>> Start

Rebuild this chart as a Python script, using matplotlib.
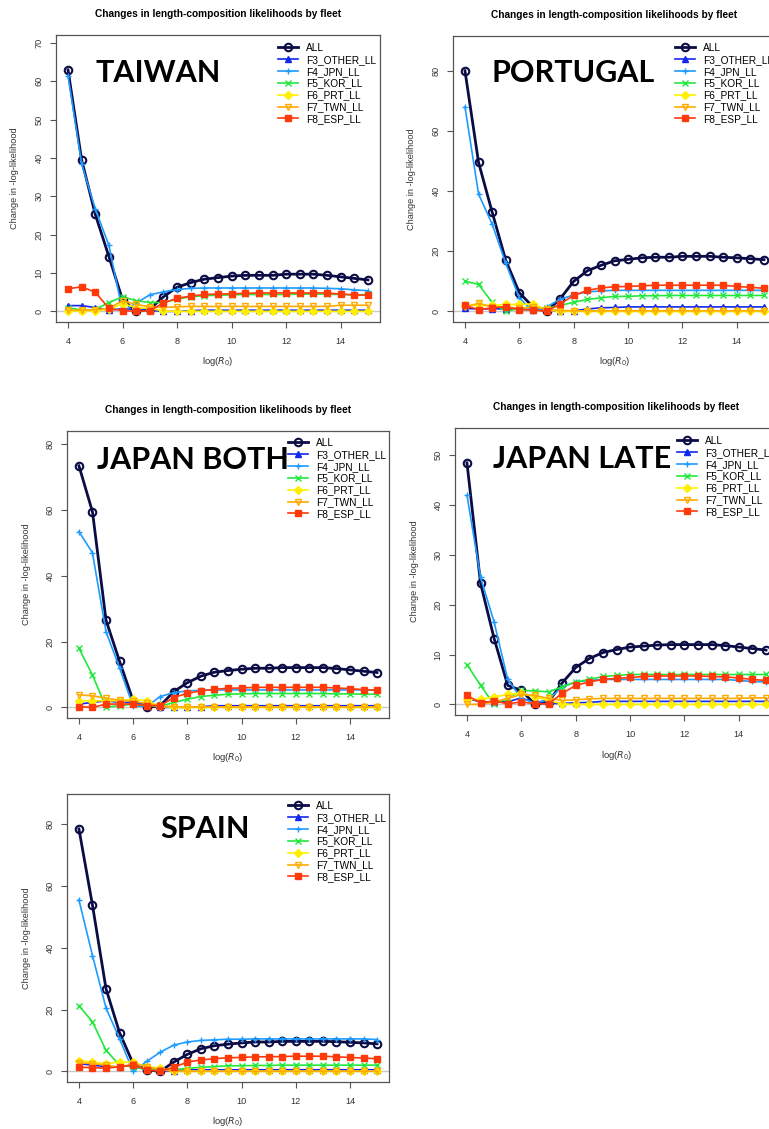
import matplotlib
matplotlib.use("Agg")
import matplotlib.pyplot as plt
from matplotlib.ticker import MultipleLocator

W, H = 769, 1129

log_r0 = [4.0, 4.5, 5.0, 5.5, 6.0, 6.5, 7.0, 7.5, 8.0, 8.5, 9.0, 9.5,
          10.0, 10.5, 11.0, 11.5, 12.0, 12.5, 13.0, 13.5, 14.0, 14.5, 15.0]

series_names = ["ALL", "F3_OTHER_LL", "F4_JPN_LL", "F5_KOR_LL",
                "F6_PRT_LL", "F7_TWN_LL", "F8_ESP_LL"]

# TAIWAN
taiwan_all = [63.0, 39.5, 25.3, 14.3, 3.0, 0.0, 0.6, 3.8, 6.3, 7.5, 8.4, 8.8,
              9.2, 9.4, 9.4, 9.4, 9.7, 9.7, 9.7, 9.4, 9.0, 8.6, 8.2]
taiwan_f3 = [1.5, 1.5, 1.0, 0.3, 0.7, 0.5, 0.3, 0.0, 0.0, 0.2, 0.3, 0.3,
             0.3, 0.3, 0.3, 0.3, 0.3, 0.3, 0.3, 0.3, 0.3, 0.3, 0.3]
taiwan_f4 = [61.5, 38.5, 26.7, 17.2, 0.0, 2.2, 4.3, 5.1, 5.7, 6.0, 6.1, 6.1,
             6.1, 6.1, 6.1, 6.1, 6.1, 6.1, 6.1, 6.0, 5.9, 5.6, 5.4]
taiwan_f5 = [1.0, 0.3, 0.5, 2.3, 3.8, 2.8, 2.3, 2.3, 3.2, 3.8, 4.1, 4.2,
             4.3, 4.4, 4.4, 4.4, 4.4, 4.5, 4.5, 4.5, 4.4, 4.3, 4.4]
taiwan_f6 = [0.0, 0.2, 0.2, 0.5, 2.0, 1.0, 0.8, 0.1, 0.0, 0.0, 0.0, 0.0,
             0.0, 0.0, 0.0, 0.0, 0.0, 0.0, 0.0, 0.0, 0.0, 0.0, 0.0]
taiwan_f7 = [0.3, 0.3, 0.4, 0.8, 2.8, 1.8, 1.2, 1.0, 1.2, 1.3, 1.3, 1.3,
             1.3, 1.3, 1.3, 1.3, 1.3, 1.3, 1.3, 1.3, 1.6, 1.6, 1.6]
taiwan_f8 = [5.9, 6.4, 5.0, 0.8, 0.2, 0.0, 0.2, 2.2, 3.4, 4.0, 4.4, 4.5,
             4.6, 4.7, 4.8, 4.8, 4.8, 4.8, 4.8, 4.8, 4.5, 4.3, 4.2]

# PORTUGAL
portugal_all = [80.0, 49.5, 33.0, 17.0, 6.2, 1.5, 0.0, 4.2, 10.0, 13.5, 15.3, 16.8,
                17.3, 17.8, 18.0, 18.0, 18.3, 18.3, 18.3, 18.0, 17.8, 17.5, 17.2]
portugal_f3 = [1.0, 0.8, 0.9, 0.8, 0.7, 0.6, 0.5, 0.0, 0.2, 0.8, 1.2, 1.3,
               1.5, 1.5, 1.5, 1.5, 1.5, 1.5, 1.5, 1.5, 1.5, 1.5, 1.5]
portugal_f4 = [68.0, 39.0, 29.0, 16.0, 4.5, 0.0, 1.5, 4.0, 5.5, 6.5, 6.8, 7.0,
               7.0, 7.0, 7.0, 7.0, 7.0, 7.0, 7.0, 7.0, 7.0, 7.0, 7.0]
portugal_f5 = [10.0, 9.0, 3.0, 0.0, 1.0, 1.5, 1.0, 2.0, 3.0, 4.0, 4.5, 5.0,
               5.0, 5.2, 5.2, 5.3, 5.3, 5.3, 5.3, 5.3, 5.3, 5.3, 5.3]
portugal_f6 = [2.0, 2.0, 2.0, 2.3, 2.3, 2.5, 0.5, 0.0, 0.0, 0.0, 0.0, 0.0,
               0.0, 0.0, 0.0, 0.0, 0.0, 0.0, 0.0, 0.0, 0.0, 0.0, 0.0]
portugal_f7 = [1.5, 2.7, 1.5, 1.5, 1.0, 1.5, 0.7, 0.3, 0.2, 0.2, 0.2, 0.2,
               0.2, 0.2, 0.2, 0.2, 0.2, 0.2, 0.2, 0.2, 0.2, 0.2, 0.2]
portugal_f8 = [2.0, 0.6, 1.2, 1.5, 0.6, 0.5, 0.0, 2.5, 5.3, 7.0, 7.8, 8.2,
               8.3, 8.5, 8.7, 8.7, 8.7, 8.7, 8.7, 8.7, 8.3, 8.0, 7.7]

# JAPAN BOTH
jboth_all = [73.5, 59.5, 26.5, 14.0, 2.0, 0.0, 0.5, 4.8, 7.5, 9.5, 10.7, 11.2,
             11.6, 11.9, 11.9, 12.1, 12.1, 12.1, 12.1, 11.8, 11.4, 11.0, 10.6]
jboth_f3 = [1.0, 1.5, 2.0, 1.5, 1.5, 0.8, 0.0, 0.0, 0.0, 0.2, 0.5, 0.5,
            0.5, 0.5, 0.5, 0.5, 0.5, 0.5, 0.5, 0.5, 0.5, 0.5, 0.5]
jboth_f4 = [53.5, 47.0, 23.0, 12.0, 0.3, 0.3, 3.3, 4.5, 5.0, 5.2, 5.3, 5.3,
            5.3, 5.3, 5.3, 5.3, 5.3, 5.3, 5.3, 5.3, 5.3, 5.3, 5.3]
jboth_f5 = [18.0, 9.8, 0.1, 0.5, 1.0, 0.5, 0.3, 1.5, 2.5, 3.3, 3.7, 4.0,
            4.1, 4.2, 4.2, 4.2, 4.2, 4.2, 4.2, 4.1, 4.1, 4.0, 4.0]
jboth_f6 = [2.0, 2.0, 2.0, 2.0, 2.5, 2.0, 0.3, 0.0, 0.0, 0.0, 0.0, 0.0,
            0.0, 0.0, 0.0, 0.0, 0.0, 0.0, 0.0, 0.0, 0.0, 0.0, 0.0]
jboth_f7 = [3.8, 3.5, 2.8, 2.2, 1.8, 1.2, 0.5, 0.2, 0.1, 0.1, 0.1, 0.1,
            0.1, 0.1, 0.1, 0.1, 0.1, 0.1, 0.1, 0.1, 0.1, 0.1, 0.1]
jboth_f8 = [0.2, 0.0, 1.0, 1.0, 1.0, 0.5, 0.5, 3.0, 4.3, 5.0, 5.5, 5.8,
            5.9, 6.1, 6.1, 6.1, 6.1, 6.1, 6.1, 5.9, 5.7, 5.4, 5.2]

# JAPAN LATE
jlate_all = [48.5, 24.3, 13.2, 3.8, 2.8, 0.0, 0.5, 4.3, 7.4, 9.2, 10.4, 11.0,
             11.5, 11.7, 11.9, 12.0, 12.0, 12.0, 12.0, 11.8, 11.5, 11.2, 10.9]
jlate_f3 = [1.2, 0.5, 0.5, 0.5, 1.3, 0.3, 0.2, 0.2, 0.3, 0.4, 0.6, 0.6,
            0.6, 0.6, 0.6, 0.6, 0.6, 0.6, 0.6, 0.6, 0.6, 0.6, 0.6]
jlate_f4 = [42.0, 25.5, 16.5, 5.0, 1.2, 0.3, 1.0, 3.5, 4.5, 4.8, 5.0, 5.0,
            5.0, 5.0, 5.0, 5.0, 5.0, 5.0, 5.0, 5.0, 4.8, 4.6, 4.5]
jlate_f5 = [8.0, 3.8, 0.0, 1.2, 2.8, 2.7, 2.5, 3.5, 4.5, 5.0, 5.6, 5.8,
            6.0, 6.0, 6.0, 6.0, 6.0, 6.0, 6.0, 6.0, 6.0, 6.0, 6.0]
jlate_f6 = [1.0, 1.0, 1.5, 2.0, 2.2, 1.5, 0.8, 0.1, 0.0, 0.0, 0.0, 0.0,
            0.0, 0.0, 0.0, 0.0, 0.0, 0.0, 0.0, 0.0, 0.0, 0.0, 0.0]
jlate_f7 = [0.0, 0.0, 0.5, 1.2, 2.0, 1.8, 1.2, 0.8, 0.9, 1.1, 1.2, 1.2,
            1.2, 1.2, 1.2, 1.2, 1.2, 1.2, 1.2, 1.2, 1.2, 1.3, 1.3]
jlate_f8 = [1.8, 0.3, 0.7, 0.1, 0.5, 0.1, 0.1, 2.2, 3.8, 4.5, 5.0, 5.2,
            5.4, 5.6, 5.7, 5.7, 5.7, 5.7, 5.6, 5.5, 5.3, 5.0, 4.8]

# SPAIN
spain_all = [78.5, 53.8, 26.7, 12.5, 2.5, 0.5, 0.0, 3.0, 5.5, 7.3, 8.3, 8.8,
             9.2, 9.5, 9.5, 9.7, 9.7, 9.7, 9.7, 9.6, 9.4, 9.2, 8.9]
spain_f3 = [2.5, 2.0, 1.5, 1.5, 2.0, 0.8, 0.1, 0.0, 0.5, 0.5, 0.5, 0.5,
            0.5, 0.5, 0.5, 0.5, 0.5, 0.5, 0.5, 0.5, 0.5, 0.5, 0.5]
spain_f4 = [55.5, 37.5, 20.5, 10.5, 0.0, 3.2, 6.2, 8.5, 9.5, 10.0, 10.2, 10.4,
            10.4, 10.5, 10.5, 10.5, 10.5, 10.5, 10.5, 10.5, 10.5, 10.5, 10.3]
spain_f5 = [21.3, 16.0, 6.8, 2.0, 1.5, 0.5, 0.3, 0.5, 1.0, 1.3, 1.5, 1.8,
            1.8, 1.9, 1.9, 2.0, 2.0, 2.0, 2.0, 2.0, 2.0, 2.0, 2.0]
spain_f6 = [3.5, 3.0, 2.5, 3.0, 3.0, 1.5, 1.0, 0.0, 0.0, 0.0, 0.0, 0.0,
            0.0, 0.0, 0.0, 0.0, 0.0, 0.0, 0.0, 0.0, 0.0, 0.0, 0.0]
spain_f7 = [2.8, 2.5, 2.0, 1.2, 2.5, 1.5, 0.5, 0.0, 0.0, 0.0, 0.0, 0.0,
            0.0, 0.0, 0.0, 0.0, 0.0, 0.0, 0.0, 0.0, 0.0, 0.0, 0.0]
spain_f8 = [1.3, 1.2, 1.0, 1.5, 2.0, 0.5, 0.0, 1.3, 3.0, 3.7, 4.1, 4.4,
            4.5, 4.7, 4.7, 4.8, 4.9, 4.9, 4.9, 4.7, 4.5, 4.3, 4.1]

panel_labels = ["TAIWAN", "PORTUGAL", "JAPAN BOTH", "JAPAN LATE", "SPAIN"]
panel_series = [
    [taiwan_all, taiwan_f3, taiwan_f4, taiwan_f5, taiwan_f6, taiwan_f7, taiwan_f8],
    [portugal_all, portugal_f3, portugal_f4, portugal_f5, portugal_f6, portugal_f7, portugal_f8],
    [jboth_all, jboth_f3, jboth_f4, jboth_f5, jboth_f6, jboth_f7, jboth_f8],
    [jlate_all, jlate_f3, jlate_f4, jlate_f5, jlate_f6, jlate_f7, jlate_f8],
    [spain_all, spain_f3, spain_f4, spain_f5, spain_f6, spain_f7, spain_f8],
]
y_tick_steps = [10, 20, 20, 10, 20]
show_title = [True, True, True, True, False]

# layout of the pasted panels, in pixels of the final image
axes_boxes = [(56, 35, 380, 322), (453, 36, 776, 322), (67, 431, 389, 718),
              (455, 428, 778, 715), (67, 794, 389, 1082)]
legend_anchors = [(278, 43), (675, 43), (288, 438), (677, 436), (288, 801)]
label_spots = [(95, 81.5), (492, 81.5), (97, 469), (493, 468), (160, 838)]

colors = ["#0b0b45", "#1428f0", "#1e9bff", "#22e83c", "#fff000", "#ffaa00", "#ff3a0a"]
markers = ["o", "^", "+", "x", "D", "v", "s"]
marker_filled = [False, True, True, True, True, False, True]

r_font = "Liberation Sans"
axis_grey = "#333333"

fig = plt.figure(figsize=(W / 100, H / 100), dpi=100)
fig.patch.set_facecolor("white")


def px_rect(left, top, right, bottom):
    return [left / W, 1 - bottom / H, (right - left) / W, (bottom - top) / H]


for i, series in enumerate(panel_series):
    left, top, right, bottom = axes_boxes[i]
    ax = fig.add_axes(px_rect(left, top, right, bottom))

    ax.axhline(0, color="#c8c8c8", lw=1.0, zorder=1)
    for j, values in enumerate(series):
        is_all = j == 0
        ax.plot(log_r0, values, color=colors[j], lw=2.0 if is_all else 1.2,
                marker=markers[j], markersize=5.4 if is_all else 4.2,
                markeredgewidth=1.5 if is_all else 1.0,
                markerfacecolor=colors[j] if marker_filled[j] else "none",
                label=series_names[j], zorder=2 + j)

    ymax = max(series[0]) * 1.1
    ax.set_xlim(4 - 0.04 * 11, 15 + 0.04 * 11)
    ax.set_ylim(-0.04 * ymax, ymax * 1.04)
    ax.xaxis.set_major_locator(MultipleLocator(2))
    ax.yaxis.set_major_locator(MultipleLocator(y_tick_steps[i]))

    for sp in ax.spines.values():
        sp.set_color("#555555")
        sp.set_linewidth(0.9)
    ax.tick_params(length=4, width=0.8, color="#555555", pad=5,
                   labelsize=6.6, labelcolor=axis_grey)
    ax.tick_params(axis="x", pad=6.5)
    for lab in ax.get_xticklabels() + ax.get_yticklabels():
        lab.set_fontfamily(r_font)
    for lab in ax.get_yticklabels():
        lab.set_rotation(90)
        lab.set_va("center")

    w_px = right - left
    h_px = bottom - top
    ax.set_xlabel(r"log($R_0$)", fontsize=6.8, color=axis_grey,
                  fontfamily=r_font, va="center")
    ax.xaxis.set_label_coords(0.5, -40 / h_px)
    ax.set_ylabel("Change in -log-likelihood", fontsize=6.6, color=axis_grey,
                  fontfamily=r_font, va="center")
    ax.yaxis.set_label_coords(-41 / w_px, 0.5)

    if show_title[i]:
        ax.set_title("Changes in length-composition likelihoods by fleet",
                     fontsize=7.3, fontweight="bold", fontfamily=r_font, pad=13)

    lx, ly = legend_anchors[i]
    ax.legend(loc="upper left", bbox_to_anchor=(lx / W, 1 - ly / H),
              bbox_transform=fig.transFigure, frameon=False, borderpad=0,
              borderaxespad=0, handlelength=2.0, handletextpad=0.8,
              labelspacing=0.18, numpoints=1,
              prop={"family": r_font, "size": 7.3})

    tx, ty = label_spots[i]
    fig.text(tx / W, 1 - ty / H, panel_labels[i], fontsize=22,
             fontweight="bold", fontfamily="Lato", color="black",
             ha="left", va="baseline", zorder=20)

fig.savefig("out.png", dpi=100)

>> End

* Brief *
Everything from the first line of the listing above through the line that contains "W, H = 769, 1129" is to be restated word for word, minus the pictures.

* Response below *
Rebuild this chart as a Python script, using matplotlib.
import matplotlib
matplotlib.use("Agg")
import matplotlib.pyplot as plt
from matplotlib.ticker import MultipleLocator

W, H = 769, 1129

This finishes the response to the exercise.